With each day that passes the popularity of the iOS devices keeps heading to "infinity and beyond" (I have a two year-old give me a break). With that comes the "urgency" for companies now to get an app. While that is a legitimate need, and helps us developers in lucrative business, there is still this mindset that apps can be done overnight. Well, I guess they can, but it won't be good at all.
I was skimming through Tapworthy, and this book in the FIRST chapter puts it perfectly and something that individuals and companies need to pay close attention to when they say they want an app.
"you do need an iPhone app. Apple’s glossy gadget touched off a whole new kind of computing - personal, intimate, and convenient - that has become both passion and habit for millions of regular folks. That’s not going away; looking ahead, we’re not going to spend less time with our phones, our tablets, our on-the-go internet devices. More and more, getting in front of people means getting on mobile devices, starting with the iPhone. It’s a device with the following and technology to get your stuff out there with a rare combination of volume and style.

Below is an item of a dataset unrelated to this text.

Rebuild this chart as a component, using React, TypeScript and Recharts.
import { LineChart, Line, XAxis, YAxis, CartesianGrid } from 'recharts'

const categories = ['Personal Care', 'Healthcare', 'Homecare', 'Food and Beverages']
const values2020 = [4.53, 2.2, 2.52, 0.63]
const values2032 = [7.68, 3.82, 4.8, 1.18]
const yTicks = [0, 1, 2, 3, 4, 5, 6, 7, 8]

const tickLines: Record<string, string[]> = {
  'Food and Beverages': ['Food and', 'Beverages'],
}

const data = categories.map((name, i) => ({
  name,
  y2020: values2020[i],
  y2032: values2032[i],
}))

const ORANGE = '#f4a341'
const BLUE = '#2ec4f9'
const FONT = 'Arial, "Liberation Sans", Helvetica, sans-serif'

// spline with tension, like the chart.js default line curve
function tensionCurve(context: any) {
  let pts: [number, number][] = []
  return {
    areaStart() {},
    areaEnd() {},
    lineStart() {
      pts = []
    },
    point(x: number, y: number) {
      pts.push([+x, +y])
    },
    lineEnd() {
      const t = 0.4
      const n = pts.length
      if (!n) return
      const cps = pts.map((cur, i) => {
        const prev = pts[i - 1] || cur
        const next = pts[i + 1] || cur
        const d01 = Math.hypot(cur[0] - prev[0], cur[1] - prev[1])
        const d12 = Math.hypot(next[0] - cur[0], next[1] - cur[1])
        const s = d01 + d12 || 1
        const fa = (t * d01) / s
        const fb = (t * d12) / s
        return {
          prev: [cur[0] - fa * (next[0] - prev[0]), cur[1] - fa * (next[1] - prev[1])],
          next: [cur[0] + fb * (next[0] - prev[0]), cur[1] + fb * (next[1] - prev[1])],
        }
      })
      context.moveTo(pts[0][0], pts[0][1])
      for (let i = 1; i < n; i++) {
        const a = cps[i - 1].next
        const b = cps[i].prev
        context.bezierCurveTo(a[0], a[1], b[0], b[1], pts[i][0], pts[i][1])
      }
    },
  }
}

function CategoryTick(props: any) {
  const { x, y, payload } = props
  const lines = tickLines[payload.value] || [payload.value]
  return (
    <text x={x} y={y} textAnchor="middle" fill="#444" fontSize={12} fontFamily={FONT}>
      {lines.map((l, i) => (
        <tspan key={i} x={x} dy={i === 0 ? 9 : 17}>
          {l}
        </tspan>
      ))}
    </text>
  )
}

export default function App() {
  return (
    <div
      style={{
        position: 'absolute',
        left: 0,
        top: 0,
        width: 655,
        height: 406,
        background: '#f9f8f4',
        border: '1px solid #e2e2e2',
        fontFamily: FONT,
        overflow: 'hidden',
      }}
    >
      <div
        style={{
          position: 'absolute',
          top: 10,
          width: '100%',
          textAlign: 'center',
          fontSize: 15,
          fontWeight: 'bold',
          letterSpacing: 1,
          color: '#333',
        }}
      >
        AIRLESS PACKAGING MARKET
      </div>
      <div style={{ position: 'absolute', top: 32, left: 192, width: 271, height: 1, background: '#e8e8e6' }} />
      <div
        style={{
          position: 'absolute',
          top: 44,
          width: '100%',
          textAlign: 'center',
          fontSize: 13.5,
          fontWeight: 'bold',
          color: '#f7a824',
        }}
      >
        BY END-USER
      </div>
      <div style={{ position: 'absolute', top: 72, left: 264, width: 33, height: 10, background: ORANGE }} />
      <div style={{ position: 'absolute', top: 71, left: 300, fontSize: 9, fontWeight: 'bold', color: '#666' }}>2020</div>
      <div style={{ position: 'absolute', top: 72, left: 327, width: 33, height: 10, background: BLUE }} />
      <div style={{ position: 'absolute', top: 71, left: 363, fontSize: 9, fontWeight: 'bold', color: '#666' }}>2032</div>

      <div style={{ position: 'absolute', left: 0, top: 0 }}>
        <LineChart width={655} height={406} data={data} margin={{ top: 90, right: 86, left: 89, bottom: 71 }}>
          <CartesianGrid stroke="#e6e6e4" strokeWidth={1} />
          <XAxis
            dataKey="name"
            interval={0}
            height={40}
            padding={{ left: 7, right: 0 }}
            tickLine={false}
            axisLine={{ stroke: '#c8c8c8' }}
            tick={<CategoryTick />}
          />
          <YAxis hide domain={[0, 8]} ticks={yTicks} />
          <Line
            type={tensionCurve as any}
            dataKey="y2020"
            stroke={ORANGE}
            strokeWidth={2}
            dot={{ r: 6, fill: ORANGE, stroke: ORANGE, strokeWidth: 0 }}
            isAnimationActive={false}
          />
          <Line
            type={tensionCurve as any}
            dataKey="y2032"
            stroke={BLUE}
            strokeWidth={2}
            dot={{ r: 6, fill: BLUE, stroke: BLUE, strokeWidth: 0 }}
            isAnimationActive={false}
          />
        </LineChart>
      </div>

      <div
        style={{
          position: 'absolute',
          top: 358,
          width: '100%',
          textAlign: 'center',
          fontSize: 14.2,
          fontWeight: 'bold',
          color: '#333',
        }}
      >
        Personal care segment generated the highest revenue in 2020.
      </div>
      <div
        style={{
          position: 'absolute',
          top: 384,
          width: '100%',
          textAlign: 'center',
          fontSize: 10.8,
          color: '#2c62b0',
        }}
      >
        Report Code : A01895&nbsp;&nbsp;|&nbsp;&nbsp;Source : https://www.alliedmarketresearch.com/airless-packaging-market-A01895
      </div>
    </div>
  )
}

An iPhone app isn’t an end in itself. It’s not something to be hustled through, just so you can check it off your list. There’s a whiff in the air of the go-go website panic of the 1990s, when everyone rushed to cobble together some HTML just to have a website, any website, with little consideration of either usefulness or usability. It was at once a period of heady innovation and herd-following mediocrity. The same holds for iPhone apps today. There are mind-bending creations to be found in the App Store, but the store is also chockablock with time-wasting duds. You can do better."